You’ve got this shiny toy in your Mac that lets you use your fingerprint for authentication, and for some reason when you need to elevate your privileges, it doesn’t use that sensor. Epic Fail!
Fortunately, the facility is there. Apple just chose not to enable it for some reason only they know. Since MacOS uses PAM, it is very easy to enable the TouchID sensor for sudo (or any other facility that uses PAM for its authentication).
The files you need to look at are in /etc/pam.d
.
I recommend before you do any of this, you open a terminal window, and run sudo -s
to get a root shell, and then keep that window to the side. That way if you mess up the sudo file, you can recover the backup of the file you are going to make when yourself out of using sudo.
Edit the file /etc/pam.d/sudo (you need to use sudo, as only root can edit this file) and add the line
auth sufficient pam_tid.so
after the smartcard line. Order matters in this file! This will allow a smartcard to still work without the fingerprint. You could also add it later in the file to make it so that both the password AND your fingerprint is required. PAM is very flexible in this way. But for most people just making the fingerprint work, and fall back to the password if it fails, putting this one line will add the function you want.

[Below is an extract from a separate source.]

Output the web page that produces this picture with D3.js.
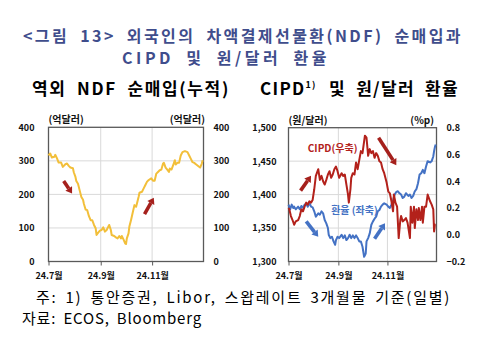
<!DOCTYPE html>
<html><head><meta charset="utf-8">
<script src="https://cdn.jsdelivr.net/npm/d3@7"></script>
<style>
html,body{margin:0;padding:0;background:#fff;}
svg{display:block;font-family:"Noto Sans CJK KR","Noto Sans",sans-serif;}
</style></head>
<body>
<svg id="c" width="488" height="338"></svg>
<script>
// ---------- data ----------
const ndfDates = ["2024-07-01","2024-07-03","2024-07-05","2024-07-08","2024-07-09","2024-07-11","2024-07-13","2024-07-16","2024-07-18","2024-07-21","2024-07-23","2024-07-25","2024-07-27","2024-07-30","2024-07-31","2024-08-02","2024-08-03","2024-08-05","2024-08-07","2024-08-09","2024-08-11","2024-08-12","2024-08-14","2024-08-16","2024-08-18","2024-08-20","2024-08-22","2024-08-24","2024-08-26","2024-08-27","2024-08-29","2024-08-31","2024-09-02","2024-09-04","2024-09-06","2024-09-08","2024-09-10","2024-09-11","2024-09-13","2024-09-14","2024-09-17","2024-09-19","2024-09-21","2024-09-23","2024-09-25","2024-09-26","2024-09-28","2024-09-30","2024-10-01","2024-10-02","2024-10-04","2024-10-05","2024-10-07","2024-10-09","2024-10-11","2024-10-13","2024-10-14","2024-10-16","2024-10-17","2024-10-20","2024-10-22","2024-10-24","2024-10-26","2024-10-28","2024-10-31","2024-11-02","2024-11-04","2024-11-06","2024-11-08","2024-11-10","2024-11-12","2024-11-14","2024-11-15","2024-11-17","2024-11-19","2024-11-21","2024-11-22","2024-11-24","2024-11-26","2024-11-28","2024-11-29","2024-12-01","2024-12-03","2024-12-05","2024-12-07","2024-12-10","2024-12-13","2024-12-15","2024-12-17","2024-12-19","2024-12-21","2024-12-23","2024-12-26","2024-12-28","2024-12-30","2024-12-31"];
const ndfValues = [316,322,310,312,318,308,295,295,282,290,292,285,280,278,266,252,240,232,212,192,184,172,155,153,135,123,123,109,99,79,86,92,94,102,89,94,104,109,94,79,76,72,69,76,69,76,66,54,52,69,84,104,124,146,168,163,173,193,205,208,218,228,238,243,248,241,241,262,267,272,274,292,294,280,274,267,277,274,287,302,289,294,294,316,326,329,326,316,306,296,294,290,284,280,292,302];

const fxDates = ["2024-07-01","2024-07-02","2024-07-03","2024-07-05","2024-07-07","2024-07-08","2024-07-10","2024-07-13","2024-07-15","2024-07-17","2024-07-19","2024-07-21","2024-07-23","2024-07-25","2024-07-27","2024-07-29","2024-07-31","2024-08-02","2024-08-04","2024-08-07","2024-08-09","2024-08-11","2024-08-13","2024-08-15","2024-08-17","2024-08-19","2024-08-20","2024-08-22","2024-08-24","2024-08-26","2024-08-28","2024-08-29","2024-08-31","2024-09-02","2024-09-05","2024-09-07","2024-09-09","2024-09-11","2024-09-13","2024-09-15","2024-09-17","2024-09-19","2024-09-21","2024-09-23","2024-09-25","2024-09-27","2024-09-29","2024-10-01","2024-10-03","2024-10-05","2024-10-06","2024-10-08","2024-10-10","2024-10-12","2024-10-14","2024-10-16","2024-10-18","2024-10-20","2024-10-22","2024-10-24","2024-10-26","2024-10-28","2024-10-31","2024-11-02","2024-11-04","2024-11-06","2024-11-08","2024-11-10","2024-11-12","2024-11-14","2024-11-16","2024-11-18","2024-11-20","2024-11-22","2024-11-24","2024-11-27","2024-11-29","2024-12-01","2024-12-03","2024-12-05","2024-12-07","2024-12-09","2024-12-11","2024-12-13","2024-12-15","2024-12-17","2024-12-19","2024-12-21","2024-12-24","2024-12-26","2024-12-28","2024-12-29","2024-12-30","2024-12-31"];
const fxValues = [1385,1382,1378,1385,1380,1382,1378,1382,1378,1383,1380,1385,1386,1382,1388,1382,1381,1375,1367,1372,1370,1375,1372,1362,1357,1350,1340,1335,1337,1330,1325,1332,1337,1335,1340,1335,1339,1332,1335,1340,1335,1339,1335,1339,1335,1330,1330,1322,1307,1312,1330,1335,1342,1355,1360,1364,1367,1375,1377,1382,1385,1387,1385,1382,1380,1385,1392,1400,1404,1405,1402,1400,1395,1397,1402,1398,1400,1395,1398,1405,1408,1417,1430,1432,1437,1432,1442,1450,1448,1450,1457,1465,1471,1475];

const cipdDates = ["2024-07-01","2024-07-02","2024-07-04","2024-07-06","2024-07-08","2024-07-10","2024-07-13","2024-07-15","2024-07-17","2024-07-19","2024-07-21","2024-07-23","2024-07-25","2024-07-27","2024-07-29","2024-07-31","2024-08-02","2024-08-04","2024-08-07","2024-08-09","2024-08-11","2024-08-13","2024-08-15","2024-08-17","2024-08-19","2024-08-21","2024-08-23","2024-08-25","2024-08-27","2024-08-29","2024-08-31","2024-09-02","2024-09-05","2024-09-07","2024-09-09","2024-09-11","2024-09-13","2024-09-14","2024-09-16","2024-09-17","2024-09-19","2024-09-21","2024-09-23","2024-09-25","2024-09-27","2024-09-29","2024-10-01","2024-10-04","2024-10-06","2024-10-08","2024-10-10","2024-10-12","2024-10-14","2024-10-16","2024-10-18","2024-10-20","2024-10-22","2024-10-24","2024-10-26","2024-10-28","2024-10-31","2024-11-02","2024-11-04","2024-11-06","2024-11-08","2024-11-09","2024-11-11","2024-11-13","2024-11-15","2024-11-17","2024-11-18","2024-11-20","2024-11-22","2024-11-24","2024-11-26","2024-11-29","2024-11-30","2024-12-02","2024-12-04","2024-12-05","2024-12-07","2024-12-09","2024-12-10","2024-12-12","2024-12-14","2024-12-15","2024-12-17","2024-12-19","2024-12-21","2024-12-24","2024-12-26","2024-12-28","2024-12-29","2024-12-30","2024-12-31"];
const cipdValues = [0.20,0.19,0.14,0.11,0.075,0.10,0.11,0.14,0.19,0.175,0.21,0.24,0.225,0.25,0.24,0.26,0.34,0.44,0.49,0.41,0.44,0.40,0.375,0.41,0.45,0.475,0.425,0.45,0.49,0.51,0.475,0.425,0.46,0.44,0.45,0.375,0.30,0.24,0.34,0.425,0.46,0.45,0.54,0.49,0.56,0.625,0.61,0.74,0.725,0.59,0.64,0.61,0.625,0.575,0.61,0.59,0.55,0.54,0.49,0.46,0.39,0.325,0.31,0.25,0.175,0.30,0.24,0.21,-0.025,0.11,0.14,0.10,0.11,0.125,0.09,-0.025,0.21,0.09,0.21,0.05,0.19,0.11,0.20,0.11,0.21,0.09,0.21,0.21,0.30,0.25,0.225,0.19,0.025,0.075,0.075];

const ndfTicks = [0,100,200,300,400];
const fxTicks = [1300,1350,1400,1450,1500];
const cipdTicks = [-0.2,0,0.2,0.4,0.6,0.8];
const monthTicks = ["2024-07-01","2024-09-01","2024-11-01"];
const monthLabels = ["24.7월","24.9월","24.11월"];
const dateDomain = ["2024-07-01","2025-01-01"];

// annotation arrows: [startDate, startVal, endDate, endVal]
const ndfArrows = [["2024-07-19",240,"2024-07-29",203],["2024-10-23",141,"2024-11-03",190]];
const redArrows = [["2024-07-16",1406,"2024-07-29",1428],["2024-10-21",1485,"2024-11-12",1444]];
const blueArrows = [["2024-07-23",1360,"2024-08-07",1337],["2024-10-16",1334,"2024-10-29",1357]];

// ---------- drawing ----------
const svg = d3.select("#c");
const P = d3.timeParse("%Y-%m-%d");
const FONT = '"Noto Sans CJK KR","Noto Sans",sans-serif';
const TITLE = "#3f4d8c", YEL = "#f2bf3a", RED = "#b3211b", BLUE = "#4472c4", ARED = "#a5201c";
const GRID = "#d9d9d9", AX = "#595959", TXT = "#111";

// fixed font size and word gap; letter spacing absorbs the rest so the text spans a given width
function fitText(t, len, ws) {
  const s = t.text();
  const chars = s.length;
  t.attr("word-spacing", ws).attr("letter-spacing", 0);
  const w = t.node().getComputedTextLength();
  t.attr("letter-spacing", (len - w) / chars);
}
function txt(x, y, s, size, weight, color, len, ws) {
  const t = svg.append("text").attr("x", x).attr("y", y).text(s)
    .attr("font-size", size).attr("font-weight", weight).attr("fill", color);
  fitText(t, len, ws);
  return t;
}
txt(23, 41.5, "<그림 13> 외국인의 차액결제선물환(NDF) 순매입과", 16, 700, TITLE, 440, 5);
txt(122, 63.5, "CIPD 및 원/달러 환율", 16, 700, TITLE, 208, 5);
txt(32, 95, "역외 NDF 순매입(누적)", 17, 700, "#000", 198, 5);
const st = svg.append("text").attr("x", 260).attr("y", 95).attr("font-size", 17).attr("font-weight", 700).attr("fill", "#000");
st.append("tspan").text("CIPD");
st.append("tspan").text("1)").attr("font-size", 9).attr("dy", -7);
st.append("tspan").text(" 및 원/달러 환율").attr("dy", 7).attr("dx", 2);
fitText(st, 197, 5);

txt(36, 303, "주: 1) 통안증권, Libor, 스왑레이트 3개월물 기준(일별)", 15, 400, "#000", 415, 3);
txt(22, 324, "자료: ECOS, Bloomberg", 15, 400, "#000", 180, 3);

function drawPanel(o) {
  const g = svg.append("g");
  const x = d3.scaleTime().domain(dateDomain.map(P)).range([o.x0, o.x1]);
  const yL = d3.scaleLinear().domain(o.leftDomain).range([o.y1, o.y0]);
  const yR = d3.scaleLinear().domain(o.rightDomain).range([o.y1, o.y0]);
  // grid
  g.selectAll(".hg").data(o.leftTicks.slice(1, -1)).join("line")
    .attr("x1", o.x0).attr("x2", o.x1).attr("y1", d => yL(d)).attr("y2", d => yL(d))
    .attr("stroke", GRID).attr("stroke-width", 1);
  g.selectAll(".vg").data(monthTicks.slice(1).map(P)).join("line")
    .attr("x1", d => x(d)).attr("x2", d => x(d)).attr("y1", o.y0).attr("y2", o.y1)
    .attr("stroke", GRID).attr("stroke-width", 1);
  // frame
  g.append("rect").attr("x", o.x0).attr("y", o.y0).attr("width", o.x1 - o.x0).attr("height", o.y1 - o.y0)
    .attr("fill", "none").attr("stroke", AX).attr("stroke-width", 1.3);
  // axes
  const axL = d3.axisLeft(yL).tickValues(o.leftTicks).tickSize(0).tickPadding(o.padL).tickFormat(o.fmtL);
  const axR = d3.axisRight(yR).tickValues(o.rightTicks).tickSize(0).tickPadding(o.padR).tickFormat(o.fmtR);
  const axB = d3.axisBottom(x).tickValues(monthTicks.map(P)).tickSize(4).tickPadding(7)
    .tickFormat((d, i) => monthLabels[i]);
  [g.append("g").attr("transform", `translate(${o.x0},0)`).call(axL),
   g.append("g").attr("transform", `translate(${o.x1},0)`).call(axR),
   g.append("g").attr("transform", `translate(0,${o.y1})`).call(axB)].forEach(a => {
    a.select(".domain").remove();
    a.selectAll("text").attr("font-family", FONT).attr("font-size", 9).attr("font-weight", 700).attr("fill", TXT);
    a.selectAll("line").attr("stroke", AX);
  });
  // units
  g.append("text").attr("x", o.x0).attr("y", o.y0 - 4).text(o.unitL).attr("font-size", 10).attr("font-weight", 700).attr("fill", TXT);
  g.append("text").attr("x", o.unitRx).attr("y", o.y0 - 4).text(o.unitR).attr("font-size", 10).attr("font-weight", 700).attr("fill", TXT).attr("text-anchor", "end");
  return { g, x, yL, yR };
}

function arrow(g, x, y, a, color) {
  const x1 = x(P(a[0])), y1 = y(a[1]), x2 = x(P(a[2])), y2 = y(a[3]);
  const dx = x2 - x1, dy = y2 - y1, L = Math.hypot(dx, dy), ux = dx / L, uy = dy / L;
  const hl = 6, hw = 4;
  const bx = x2 - ux * hl, by = y2 - uy * hl;
  g.append("line").attr("x1", x1).attr("y1", y1).attr("x2", bx).attr("y2", by)
    .attr("stroke", color).attr("stroke-width", 3.6);
  g.append("path").attr("d", `M${x2},${y2}L${bx - uy * hw},${by + ux * hw}L${bx + uy * hw},${by - ux * hw}Z`)
    .attr("fill", color);
}

// left panel
const A = drawPanel({x0: 48.5, x1: 203.5, y0: 127.3, y1: 261.5, leftDomain: [0, 400], rightDomain: [0, 400],
  leftTicks: ndfTicks, rightTicks: ndfTicks, fmtL: d3.format("d"), fmtR: d3.format("d"), padL: 14, padR: 10,
  unitL: "(억달러)", unitR: "(억달러)", unitRx: 205});
const ndf = ndfDates.map((d, i) => [P(d), ndfValues[i]]);
A.g.append("path").datum(ndf).attr("fill", "none").attr("stroke", YEL).attr("stroke-width", 2)
  .attr("stroke-linejoin", "round").attr("d", d3.line().x(d => A.x(d[0])).y(d => A.yL(d[1])));
ndfArrows.forEach(a => arrow(A.g, A.x, A.yL, a, ARED));

// right panel
const B = drawPanel({x0: 288.5, x1: 436.5, y0: 127.7, y1: 261.5, leftDomain: [1300, 1500], rightDomain: [-0.2, 0.8],
  leftTicks: fxTicks, rightTicks: cipdTicks, fmtL: d3.format(","), fmtR: d3.format(".1f"), padL: 12, padR: 10,
  unitL: "(원/달러)", unitR: "(%p)", unitRx: 434});
const fx = fxDates.map((d, i) => [P(d), fxValues[i]]);
const cipd = cipdDates.map((d, i) => [P(d), cipdValues[i]]);
B.g.append("path").datum(fx).attr("fill", "none").attr("stroke", BLUE).attr("stroke-width", 2)
  .attr("stroke-linejoin", "round").attr("d", d3.line().x(d => B.x(d[0])).y(d => B.yL(d[1])));
B.g.append("path").datum(cipd).attr("fill", "none").attr("stroke", RED).attr("stroke-width", 2)
  .attr("stroke-linejoin", "round").attr("d", d3.line().x(d => B.x(d[0])).y(d => B.yR(d[1])));
redArrows.forEach(a => arrow(B.g, B.x, B.yL, a, ARED));
blueArrows.forEach(a => arrow(B.g, B.x, B.yL, a, BLUE));
B.g.append("text").attr("x", B.x(P("2024-07-25"))).attr("y", B.yL(1463)).text("CIPD(우축)")
  .attr("font-size", 10).attr("font-weight", 700).attr("fill", RED);
B.g.append("text").attr("x", B.x(P("2024-08-23"))).attr("y", B.yL(1371)).text("환율 (좌축)")
  .attr("font-size", 10).attr("font-weight", 700).attr("fill", BLUE);
</script>
</body></html>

The following command will patch the PAM sudo module to enable TouchID (all one line):
echo -ne "2a3\n> auth sufficient pam_tid.so\n" | sudo patch -b /etc/pam.d/sudo
This will create a backup file called sudo.orig
which you can remove once you are sure the patch applied correctly.
Note: Every time Apple updates the OS, you will need to run this command as they restore the file back to their default.
Here is a script you can use that will update the pam setting if it has not already been updated, and leave it alone if it’s already installed:
#!/bin/bash
if [ $( whoami ) == "root" ]
then
{
if [[ $( grep pam_tid.so /etc/pam.d/sudo ) ]]
then
echo "TouchID already enabled"
else
sed -i '' '1 a\
auth sufficient pam_tid.so\
' /etc/pam.d/sudo
echo "Enabling TouchID for sudo";
fi
}
else
echo "You must be root (sudo) to run this."